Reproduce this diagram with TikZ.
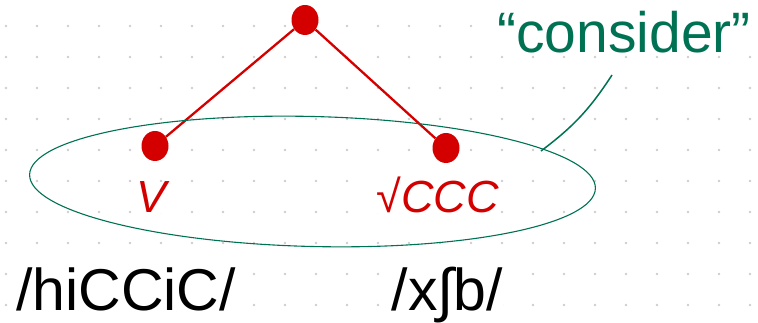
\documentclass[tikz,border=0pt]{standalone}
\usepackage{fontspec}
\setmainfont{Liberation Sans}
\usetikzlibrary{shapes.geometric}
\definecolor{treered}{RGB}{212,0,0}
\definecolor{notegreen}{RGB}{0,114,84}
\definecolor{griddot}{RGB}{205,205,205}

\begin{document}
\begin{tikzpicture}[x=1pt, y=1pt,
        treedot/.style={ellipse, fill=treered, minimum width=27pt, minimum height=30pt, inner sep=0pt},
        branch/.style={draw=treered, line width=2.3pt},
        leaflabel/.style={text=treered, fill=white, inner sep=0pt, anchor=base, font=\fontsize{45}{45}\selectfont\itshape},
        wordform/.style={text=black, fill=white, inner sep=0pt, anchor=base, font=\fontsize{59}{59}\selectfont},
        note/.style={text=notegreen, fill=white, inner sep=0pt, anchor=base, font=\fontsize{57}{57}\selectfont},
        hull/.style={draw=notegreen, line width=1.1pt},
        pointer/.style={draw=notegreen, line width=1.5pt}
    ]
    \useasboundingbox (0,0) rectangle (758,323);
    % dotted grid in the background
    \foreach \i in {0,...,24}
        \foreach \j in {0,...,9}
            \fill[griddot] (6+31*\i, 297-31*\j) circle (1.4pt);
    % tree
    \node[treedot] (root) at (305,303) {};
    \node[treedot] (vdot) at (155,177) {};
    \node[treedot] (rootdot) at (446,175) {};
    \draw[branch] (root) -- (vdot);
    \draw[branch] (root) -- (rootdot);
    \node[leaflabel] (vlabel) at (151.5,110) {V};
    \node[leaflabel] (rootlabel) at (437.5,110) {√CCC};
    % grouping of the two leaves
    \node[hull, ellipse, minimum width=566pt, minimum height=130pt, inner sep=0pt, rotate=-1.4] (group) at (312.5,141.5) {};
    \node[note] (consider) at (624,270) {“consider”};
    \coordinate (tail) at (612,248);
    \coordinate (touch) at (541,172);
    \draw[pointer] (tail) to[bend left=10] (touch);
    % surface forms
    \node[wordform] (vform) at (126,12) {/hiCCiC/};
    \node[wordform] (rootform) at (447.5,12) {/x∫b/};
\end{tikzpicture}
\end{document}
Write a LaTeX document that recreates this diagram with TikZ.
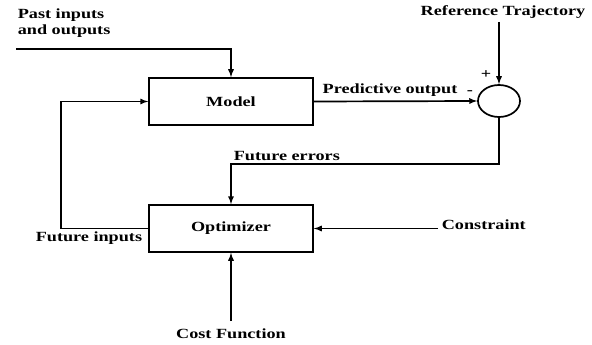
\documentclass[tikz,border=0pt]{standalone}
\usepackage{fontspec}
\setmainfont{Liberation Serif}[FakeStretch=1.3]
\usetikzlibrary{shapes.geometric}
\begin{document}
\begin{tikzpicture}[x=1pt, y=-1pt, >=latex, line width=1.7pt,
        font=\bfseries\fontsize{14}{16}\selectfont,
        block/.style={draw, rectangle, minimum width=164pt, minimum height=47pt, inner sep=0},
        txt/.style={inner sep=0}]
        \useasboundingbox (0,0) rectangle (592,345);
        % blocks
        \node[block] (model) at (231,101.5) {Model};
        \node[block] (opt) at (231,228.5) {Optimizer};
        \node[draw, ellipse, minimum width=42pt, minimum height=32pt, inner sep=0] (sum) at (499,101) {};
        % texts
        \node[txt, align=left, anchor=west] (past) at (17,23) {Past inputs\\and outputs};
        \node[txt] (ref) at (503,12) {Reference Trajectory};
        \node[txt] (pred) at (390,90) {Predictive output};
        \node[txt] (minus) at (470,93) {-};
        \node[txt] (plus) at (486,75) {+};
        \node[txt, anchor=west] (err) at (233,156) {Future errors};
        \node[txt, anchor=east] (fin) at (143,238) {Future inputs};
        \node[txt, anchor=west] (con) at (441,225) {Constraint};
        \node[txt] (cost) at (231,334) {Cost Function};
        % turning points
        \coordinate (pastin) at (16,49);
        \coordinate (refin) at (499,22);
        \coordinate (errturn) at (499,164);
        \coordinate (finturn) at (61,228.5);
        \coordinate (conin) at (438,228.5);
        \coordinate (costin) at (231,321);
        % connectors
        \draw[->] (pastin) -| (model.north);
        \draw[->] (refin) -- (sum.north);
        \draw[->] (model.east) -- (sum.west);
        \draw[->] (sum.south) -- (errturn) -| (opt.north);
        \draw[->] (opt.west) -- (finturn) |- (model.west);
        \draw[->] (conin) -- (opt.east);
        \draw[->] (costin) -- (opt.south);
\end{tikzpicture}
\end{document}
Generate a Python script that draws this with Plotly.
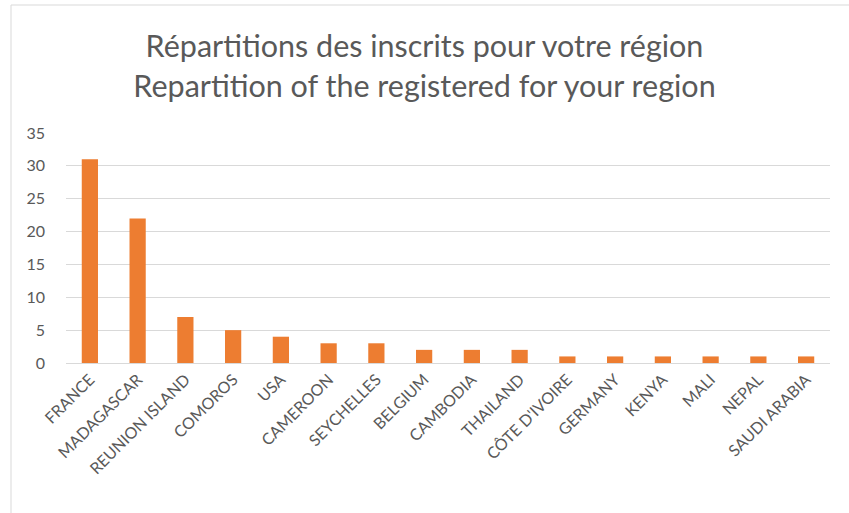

========================

What this task involves: Transcribe all of the material exactly, leaving out whatever pictures it contains.

Written response:
Reproduce this diagram with TikZ.
\documentclass[tikz,border=0pt]{standalone}
\usepackage{fontspec}
\setmainfont{Liberation Sans}
\usetikzlibrary{shapes.geometric}
\definecolor{treered}{RGB}{212,0,0}
\definecolor{notegreen}{RGB}{0,114,84}
\definecolor{griddot}{RGB}{205,205,205}

\begin{document}
\begin{tikzpicture}[x=1pt, y=1pt,
        treedot/.style={ellipse, fill=treered, minimum width=27pt, minimum height=30pt, inner sep=0pt},
        branch/.style={draw=treered, line width=2.3pt},
        leaflabel/.style={text=treered, fill=white, inner sep=0pt, anchor=base, font=\fontsize{45}{45}\selectfont\itshape},
        wordform/.style={text=black, fill=white, inner sep=0pt, anchor=base, font=\fontsize{59}{59}\selectfont},
        note/.style={text=notegreen, fill=white, inner sep=0pt, anchor=base, font=\fontsize{57}{57}\selectfont},
        hull/.style={draw=notegreen, line width=1.1pt},
        pointer/.style={draw=notegreen, line width=1.5pt}
    ]
    \useasboundingbox (0,0) rectangle (758,323);
    % dotted grid in the background
    \foreach \i in {0,...,24}
        \foreach \j in {0,...,9}
            \fill[griddot] (6+31*\i, 297-31*\j) circle (1.4pt);
    % tree
    \node[treedot] (root) at (305,303) {};
    \node[treedot] (vdot) at (155,177) {};
    \node[treedot] (rootdot) at (446,175) {};
    \draw[branch] (root) -- (vdot);
    \draw[branch] (root) -- (rootdot);
    \node[leaflabel] (vlabel) at (151.5,110) {V};
    \node[leaflabel] (rootlabel) at (437.5,110) {√CCC};
    % grouping of the two leaves
    \node[hull, ellipse, minimum width=566pt, minimum height=130pt, inner sep=0pt, rotate=-1.4] (group) at (312.5,141.5) {};
    \node[note] (consider) at (624,270) {“consider”};
    \coordinate (tail) at (612,248);
    \coordinate (touch) at (541,172);
    \draw[pointer] (tail) to[bend left=10] (touch);
    % surface forms
    \node[wordform] (vform) at (126,12) {/hiCCiC/};
    \node[wordform] (rootform) at (447.5,12) {/x∫b/};
\end{tikzpicture}
\end{document}
Write a LaTeX document that recreates this diagram with TikZ.
\documentclass[tikz,border=0pt]{standalone}
\usepackage{fontspec}
\setmainfont{Liberation Serif}[FakeStretch=1.3]
\usetikzlibrary{shapes.geometric}
\begin{document}
\begin{tikzpicture}[x=1pt, y=-1pt, >=latex, line width=1.7pt,
        font=\bfseries\fontsize{14}{16}\selectfont,
        block/.style={draw, rectangle, minimum width=164pt, minimum height=47pt, inner sep=0},
        txt/.style={inner sep=0}]
        \useasboundingbox (0,0) rectangle (592,345);
        % blocks
        \node[block] (model) at (231,101.5) {Model};
        \node[block] (opt) at (231,228.5) {Optimizer};
        \node[draw, ellipse, minimum width=42pt, minimum height=32pt, inner sep=0] (sum) at (499,101) {};
        % texts
        \node[txt, align=left, anchor=west] (past) at (17,23) {Past inputs\\and outputs};
        \node[txt] (ref) at (503,12) {Reference Trajectory};
        \node[txt] (pred) at (390,90) {Predictive output};
        \node[txt] (minus) at (470,93) {-};
        \node[txt] (plus) at (486,75) {+};
        \node[txt, anchor=west] (err) at (233,156) {Future errors};
        \node[txt, anchor=east] (fin) at (143,238) {Future inputs};
        \node[txt, anchor=west] (con) at (441,225) {Constraint};
        \node[txt] (cost) at (231,334) {Cost Function};
        % turning points
        \coordinate (pastin) at (16,49);
        \coordinate (refin) at (499,22);
        \coordinate (errturn) at (499,164);
        \coordinate (finturn) at (61,228.5);
        \coordinate (conin) at (438,228.5);
        \coordinate (costin) at (231,321);
        % connectors
        \draw[->] (pastin) -| (model.north);
        \draw[->] (refin) -- (sum.north);
        \draw[->] (model.east) -- (sum.west);
        \draw[->] (sum.south) -- (errturn) -| (opt.north);
        \draw[->] (opt.west) -- (finturn) |- (model.west);
        \draw[->] (conin) -- (opt.east);
        \draw[->] (costin) -- (opt.south);
\end{tikzpicture}
\end{document}
Generate a Python script that draws this with Plotly.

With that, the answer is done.